Önce basın için hazırlanan andıç... Sonra darbe günlüğü...
Ve nihayet sivil toplum örgütleri hakkında yapılan çalışma...
Bir süredir bunları Nokta dergisinden okuyoruz. Tabii ki en önemlisi günlük.
Bir emekli komutana ait olduğu iddia edilen bu günlüğün içinden düpedüz darbe girişimleri geçiyor.
Tarihler var, isimler var, toplantı notları var, hazırlık çalışmaları var, power point sunumlar var...
Komutan günlüğün kendisine ait olmadığını savunuyor. Üstüne Genelkurmay Başkanı, darbe planlarına ilişkin Genelkurmay arşivinde hiçbir belge, hiçbir iz bulunmadığını söylüyor. Ve bizden de her şeyi unutmamız bekleniyor. Bu kadar basit mi? Bu kadar basit olabilir mi?

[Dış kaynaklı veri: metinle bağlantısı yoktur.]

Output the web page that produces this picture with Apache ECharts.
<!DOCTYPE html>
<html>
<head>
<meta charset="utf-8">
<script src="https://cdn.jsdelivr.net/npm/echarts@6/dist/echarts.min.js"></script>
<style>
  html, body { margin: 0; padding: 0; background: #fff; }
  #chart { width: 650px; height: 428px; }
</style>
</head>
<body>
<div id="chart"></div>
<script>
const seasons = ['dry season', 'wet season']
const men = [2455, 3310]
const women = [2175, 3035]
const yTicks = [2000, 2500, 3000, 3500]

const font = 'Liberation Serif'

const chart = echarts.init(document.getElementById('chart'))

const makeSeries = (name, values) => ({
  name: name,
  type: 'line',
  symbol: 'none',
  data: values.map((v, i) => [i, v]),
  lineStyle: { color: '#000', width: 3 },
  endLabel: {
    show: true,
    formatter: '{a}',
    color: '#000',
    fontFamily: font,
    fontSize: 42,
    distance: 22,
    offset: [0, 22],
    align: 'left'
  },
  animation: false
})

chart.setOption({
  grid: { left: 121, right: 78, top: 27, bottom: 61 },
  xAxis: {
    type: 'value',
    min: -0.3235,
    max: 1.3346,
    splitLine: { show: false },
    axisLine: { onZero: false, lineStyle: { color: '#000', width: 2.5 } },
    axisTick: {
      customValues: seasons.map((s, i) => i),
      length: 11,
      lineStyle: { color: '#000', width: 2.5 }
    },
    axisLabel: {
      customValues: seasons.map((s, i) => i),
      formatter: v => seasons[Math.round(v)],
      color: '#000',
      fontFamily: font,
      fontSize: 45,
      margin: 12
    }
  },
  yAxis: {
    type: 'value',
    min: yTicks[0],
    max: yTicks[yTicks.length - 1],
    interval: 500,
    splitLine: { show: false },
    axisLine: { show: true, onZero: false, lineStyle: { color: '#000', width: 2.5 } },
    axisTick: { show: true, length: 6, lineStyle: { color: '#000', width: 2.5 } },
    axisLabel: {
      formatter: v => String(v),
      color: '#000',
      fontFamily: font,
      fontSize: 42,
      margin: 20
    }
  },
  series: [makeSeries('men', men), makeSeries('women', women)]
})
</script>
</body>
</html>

Askeri ya da sivil yargı, günlüğü, günlükteki iddiaları araştırmayacak da neyi araştıracak? Komutanın, ‘Benim değil’ demesi, Genelkurmay Başkanı’nın, ‘Arşivde yok’ demesi, bu günlüğün gerçek olmadığını kanıtlamaya yeter mi? Pankart açanlara, slogan atanlara, görüş belirtenlere, rapor hazırlayanlara, roman, biyografi yazanlara dava açıldığı bir ülkede darbe iddiaları için dava açılmayacak mı?
Peki ya darbe girişiminin hedefindeki hükümetin Dışişleri Bakanı’nın, “Biz bu iddiaları basından çıkmadan önce biliyorduk. Bunlar devlette gerekli yerlere bildirilmiştir” demesi...Ya günlükte, darbe girişimlerine ‘takoz’ koyduğu için tu taka edilen eski genelkurmay başkanının şu sözlerini nasıl açıklayacağız: “Ne dersem diyeyim ataşe benzin dökmek gibi olur. Zamanı geldiğinde söylenir...Emekli oramiral, ‘Yapmadım’ diyor. İtibar edilmesi gereken odur. Ama karşı taraf da iddia ettiğine göre ona da saygı duyulmalı.”
Özetle söz konusu iddiaları bakan doğruluyor, eski genelkurmay başkanı yalanlamıyor. Başbakan da savcıları harekete geçmeye çağırıyor. Bir hukuk devletinde bu durumda bu iddialar araştırılmayıp da ne yapılacak?
Bakın aynı günlerde bir haber daha düştü önümüze. Görevli olduğu dönemde yargı üyelerini ‘hizaya getirmek’ için bir iki bomba attırdığını açık açık itiraf eden bir başka emekli komutan, beraat etti. Tam da bizzat öngördüğü gibi zamanaşımından. Böyle bir suçun zamanaşımı olabilir mi? Oluyormuş, olabiliyormuş demek ki.
Tüm bunlar yetmezmiş gibi Nokta dergisinin basıldığı haberi geliyor. Ne yapmış Nokta dergisi? Genelkurmay İstihbarat Başkanlığı’na ait bir iç yazışmayı kupürüyle birlikte yayımlamış. Belge, Türkiye’deki sivil toplum örgütlerinin askerin gözünden seceresini çıkarıyor...Yani, biri bu belgeyi hazırlıyor, biri sızdırıyor, Genelkurmay muhtemelen bu sızıntının izini bulmak için harekete geçiyor, polis de dergiyi bir güzel basıyor. Sonuçta kabak, haber verme işlevini yerine getiren Nokta dergisinin başına patlıyor. Bir basın organına handiyse örgüt muamelesi yapılıyor. 2007 yılında bunun yolu yordamı bu mu olmalı?
Büyükanıt, geçen haftaki basın toplantısında uzun uzun TSK’yı yıpratmaya yönelik faaliyetlerden bahsetti. Peki ya tüm bu iddialar, yayımlanan belgeler, izlenen yöntemler, TSK’yı yıpratmaya yönelik olduğu ileri sürülen faaliyetler karşısında TSK’nın takındığı tutum da yıpratmıyor mu TSK’yı?
Haluk Şahin, cumartesi günkü yazısında, Nokta’nın başına gelenler üzerine, kendi genel yayın yönetmenliği sırasında başından geçen benzer bir vakayı anımsatıp şöyle noktalıyordu yazısını: “Aradan 24 yıl geçtikten sonra dün Nokta bürosunda gene polisler vardı. Az gitmiş uz gitmiş ve nereye gelmişiz!” Hakikaten öyle mi? Ben bu satırları yazarken Nokta dergisinde hâlâ polisler var. Tüm bu demokratikleşme süreci, günün birinde sert bir tokatla uyanacağımız, bir hayalden mi ibaret yoksa?